Saturday, December 18, 2004

Scott Peterson, Ed Gorman, The M's

When O.J. was first arrested I asked my late friend Bob Samoian, who was an Assistant District Attorney in Los Angeles, what he thought about the case. He said this: "He's guilty but he'll walk." He was right.

Now we have Scott Peterson. According to a dozen of his peers he's guilty of murdering his wife and in so doing preventing his son from being born. His sentence: death.

Frankly, I think he did it. And I think he could have gotten away with it if he'd kept his big mouth shut after the fact. But I still have problems with the trial and the sentence (though I admit I didn't follow it as closely as I did the horribly disappointing O.J. debacle).

First, we don't know how Laci died. Second, we don't know when she died. The presumption is that she was killed right before Scott went fishing and dumped in the bay while he was supposedly enjoying the angler's art. Maybe he did. Most likely he did. But can anyone say for certain he did?

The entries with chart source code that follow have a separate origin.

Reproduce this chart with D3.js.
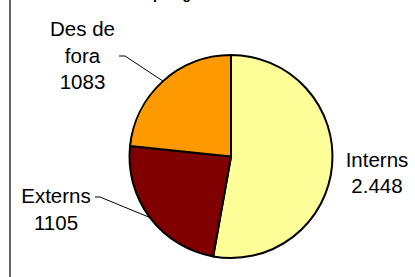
<!DOCTYPE html>
<html>
<head>
<meta charset="utf-8">
<script src="https://cdn.jsdelivr.net/npm/d3@7"></script>
<style>
  body { margin: 0; background: #fff; }
  svg { display: block; }
  text { font-family: Arial, "Liberation Sans", sans-serif; fill: #000; }
</style>
</head>
<body>
<div id="chart"></div>
<script>
// chart data
const categories = ["Interns", "Externs", "Des de fora"];
const values = [2448, 1105, 1083];
const valueLabels = ["2.448", "1105", "1083"];
const labelLines = [["Interns"], ["Externs"], ["Des de", "fora"]];
const colors = ["#FFFF99", "#800000", "#FF9900"];
const title = "Tipologia d'usuaris 2007";

const width = 415, height = 277;
const cx = 231, cy = 156.5, radius = 101.5;

const svg = d3.select("#chart")
              .append("svg")
              .attr("width", width)
              .attr("height", height);

// left frame edge
svg.append("line")
   .attr("x1", 10).attr("x2", 10)
   .attr("y1", 0).attr("y2", height)
   .attr("stroke", "#000")
   .attr("stroke-width", 1.2);

// title, mostly above the visible area (only descenders show)
svg.append("text")
   .attr("x", 222)
   .attr("y", -0.8)
   .attr("text-anchor", "middle")
   .style("font-weight", "bold")
   .style("font-size", "14px")
   .text(title);

const pie = d3.pie().sort(null).value(d => d);
const arcs = pie(values);
const arc = d3.arc().innerRadius(0).outerRadius(radius);

const g = svg.append("g")
             .attr("transform", `translate(${cx},${cy})`);

g.selectAll("path")
 .data(arcs)
 .enter().append("path")
 .attr("d", arc)
 .attr("fill", (d, i) => colors[i])
 .attr("stroke", "#000")
 .attr("stroke-width", 2)
 .attr("stroke-linejoin", "round");

// label placement (text centre x, first baseline y, leader elbow)
const labelPos = [
    {x: 377, y: 166.5, lead: null},
    {x: 56, y: 203.3, lead: [[95, 197], [100, 197]]},
    {x: 82.5, y: 35.7, lead: [[119, 56], [125, 56]]}
];
const lineStep = 26.8;

arcs.forEach((d, i) => {
    const pos = labelPos[i];
    const lines = labelLines[i].concat([valueLabels[i]]);
    const t = svg.append("text")
                 .attr("text-anchor", "middle")
                 .style("font-size", "20.5px");
    lines.forEach((s, k) => {
        t.append("tspan")
         .attr("x", pos.x)
         .attr("y", pos.y + k * lineStep)
         .text(s);
    });

    if (pos.lead) {
        const mid = (d.startAngle + d.endAngle) / 2;
        const edge = [cx + radius * Math.sin(mid), cy - radius * Math.cos(mid)];
        svg.append("path")
           .attr("d", d3.line()(pos.lead.concat([edge])))
           .attr("fill", "none")
           .attr("stroke", "#000")
           .attr("stroke-width", 1);
    }
});
</script>
</body>
</html>
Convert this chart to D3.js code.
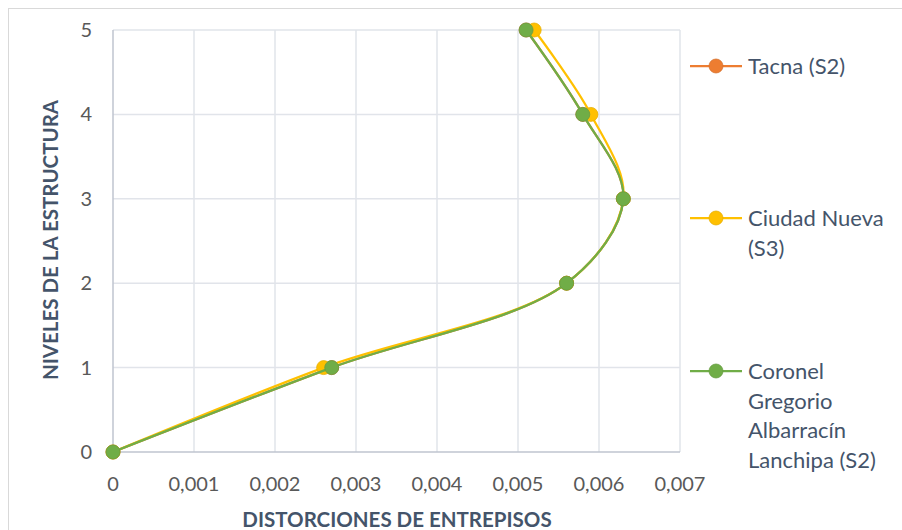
<!DOCTYPE html>
<html><head><meta charset="utf-8">
<script src="https://cdn.jsdelivr.net/npm/d3@7"></script>
<style>body{margin:0;background:#fff}svg{display:block}</style>
</head><body><svg id="c" width="902" height="530"></svg>
<script>
const levels = [0, 1, 2, 3, 4, 5];
const tacna = [0, 0.0027, 0.0056, 0.0063, 0.0058, 0.0051];
const ciudadNueva = [0, 0.0026, 0.0056, 0.0063, 0.0059, 0.0052];
const coronel = [0, 0.0027, 0.0056, 0.0063, 0.0058, 0.0051];
const seriesNames = [["Tacna (S2)"], ["Ciudad Nueva", "(S3)"], ["Coronel", "Gregorio", "Albarracín", "Lanchipa (S2)"]];
const seriesColors = ["#ED7D31", "#FFC000", "#70AD47"];
const xTicks = [0, 0.001, 0.002, 0.003, 0.004, 0.005, 0.006, 0.007];
const yTicks = [0, 1, 2, 3, 4, 5];
const xTitle = "DISTORCIONES DE ENTREPISOS";
const yTitle = "NIVELES DE LA ESTRUCTURA";

const svg = d3.select("#c");
const font = "Lato, 'Open Sans', sans-serif";
svg.append("rect").attr("x", 8.5).attr("y", 8.5).attr("width", 900).attr("height", 530)
  .attr("fill", "#fff").attr("stroke", "#D9D9D9");

const x = d3.scaleLinear().domain([0, 0.007]).range([113, 680]);
const y = d3.scaleLinear().domain([0, 5]).range([452, 30]);

const g = svg.append("g");
// gridlines
g.selectAll(".vg").data(xTicks.slice(1)).join("line")
  .attr("x1", d => x(d)).attr("x2", d => x(d)).attr("y1", y(0)).attr("y2", y(5))
  .attr("stroke", "#E1E4EA").attr("stroke-width", 1.5);
g.selectAll(".hg").data(yTicks.slice(1)).join("line")
  .attr("x1", x(0)).attr("x2", x(0.007)).attr("y1", d => y(d)).attr("y2", d => y(d))
  .attr("stroke", "#E1E4EA").attr("stroke-width", 1.5);
// axes lines
g.append("line").attr("x1", x(0)).attr("x2", x(0)).attr("y1", y(0)).attr("y2", y(5))
  .attr("stroke", "#BFC5CF").attr("stroke-width", 1.5);
g.append("line").attr("x1", x(0)).attr("x2", x(0.007)).attr("y1", y(0)).attr("y2", y(0))
  .attr("stroke", "#BFC5CF").attr("stroke-width", 1.5);

const fmt = d => d === 0 ? "0" : d3.format(".3f")(d).replace(".", ",");
// x tick labels
g.selectAll(".xt").data(xTicks).join("text")
  .attr("x", d => x(d)).attr("y", 491).attr("text-anchor", "middle")
  .attr("font-family", font).attr("font-size", 20).attr("fill", "#595959")
  .text(fmt);
g.selectAll(".yt").data(yTicks).join("text")
  .attr("x", 92).attr("y", d => y(d) + 7).attr("text-anchor", "end")
  .attr("font-family", font).attr("font-size", 20).attr("fill", "#595959")
  .text(d => d);
// titles
svg.append("text").attr("x", 397).attr("y", 527).attr("text-anchor", "middle")
  .attr("font-family", font).attr("font-weight", "bold").attr("font-size", 20.5).attr("fill", "#44546A")
  .text(xTitle);
svg.append("text").attr("transform", "translate(58,240) rotate(-90)").attr("text-anchor", "middle")
  .attr("font-family", font).attr("font-weight", "bold").attr("font-size", 20.5).attr("fill", "#44546A")
  .text(yTitle);

const allSeries = [tacna, ciudadNueva, coronel];
const line = d3.line().x(d => x(d[0])).y(d => y(d[1])).curve(d3.curveCatmullRom.alpha(0.5));
allSeries.forEach((vals, i) => {
  const pts = vals.map((v, j) => [v, levels[j]]);
  g.append("path").attr("d", line(pts)).attr("fill", "none")
    .attr("stroke", seriesColors[i]).attr("stroke-width", 2.25);
  g.selectAll(null).data(pts).join("circle")
    .attr("cx", d => x(d[0])).attr("cy", d => y(d[1])).attr("r", 7)
    .attr("fill", seriesColors[i]).attr("stroke", d3.color(seriesColors[i]).darker(0.3)).attr("stroke-width", 0.75);
});

// legend
const legY = [66, 218, 371];
const leg = svg.append("g");
seriesNames.forEach((lines, i) => {
  leg.append("line").attr("x1", 690).attr("x2", 742).attr("y1", legY[i]).attr("y2", legY[i])
    .attr("stroke", seriesColors[i]).attr("stroke-width", 2.25);
  leg.append("circle").attr("cx", 716).attr("cy", legY[i]).attr("r", 7)
    .attr("fill", seriesColors[i]).attr("stroke", d3.color(seriesColors[i]).darker(0.3)).attr("stroke-width", 0.75);
  lines.forEach((t, k) => {
    leg.append("text").attr("x", 748).attr("y", legY[i] + 8 + k * 29.5)
      .attr("font-family", font).attr("font-size", 22).attr("fill", "#44546A").text(t);
  });
});
</script></body></html>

What about the cause of death? Police speculate she was strangled or smothered. But they don't know. For the sake of argument let's say she and Scott had a spat that escalated. He pushed her and she fell, or she fell on her own, and somehow died. He panicked and decided to dispose of the body lest he be blamed for murder.

Is this likely? I don't think so, it is speculative. But so is the official theory. If you're going to find someone guilty and sentence him to death I'd prefer there was less speculation and more facts.

Then there was the post-sentencing interview with the three jurors. They seemed to consider it very important and telling that Peterson remained stoic during the trial. Is that their idea of proper jury deliberation? Some people are just unemotional. And you have to consider that by the time the trial got under way Peterson had months of dealing with cops and lawyers and the press and it's easy to imagine that all the emotion was drained from him by then. Judging him guilty by reason of his demeanor is a travisty.

So, while I'm confident the result is correct, I'm very leery of the manner in which this verdict was reached. Call it poetic justice. But legal justice? I have my doubts.

On a happier note, allow me to recommend Ed Gorman's new western, BRANDED. The story deals with a town full of people with their own physical and psychological brands, from birthmarks to a burn-ravaged face to self mutilation born of religious guilt. There are few normal people in an Ed Gorman western; rather, everyone has some kind of cross to bear, some hidden secret, some fatal character flaw. Because of these their actions and motives are hard to figure and the plot constantly surprises one by shifting directions in ways you can't see coming. Indeed, it seems like every time the protagonist finds deliverance he gets his pins kicked out from under him and you wonder how Ed can possibly pull the rabbit out of the hat. The suspense elements should appeal to any mystery lover yet the book doesn't forget it's a western.
I think Ed is on the cutting edge of the modern western and I recommend his books wholeheartedly.

I see the Seattle Mariners just bought a couple of high-priced players. Let's hope they pan out better than Cirillo, Spezio, and Aurelio did.

5 comments:

Bill said...

I agree about the Peterson case. I think the guy did it, but I don't think there's a shred of real evidence to prove it. If I'd been on the jury, I could never have voted to convict because of the "reasonable doubt" thing.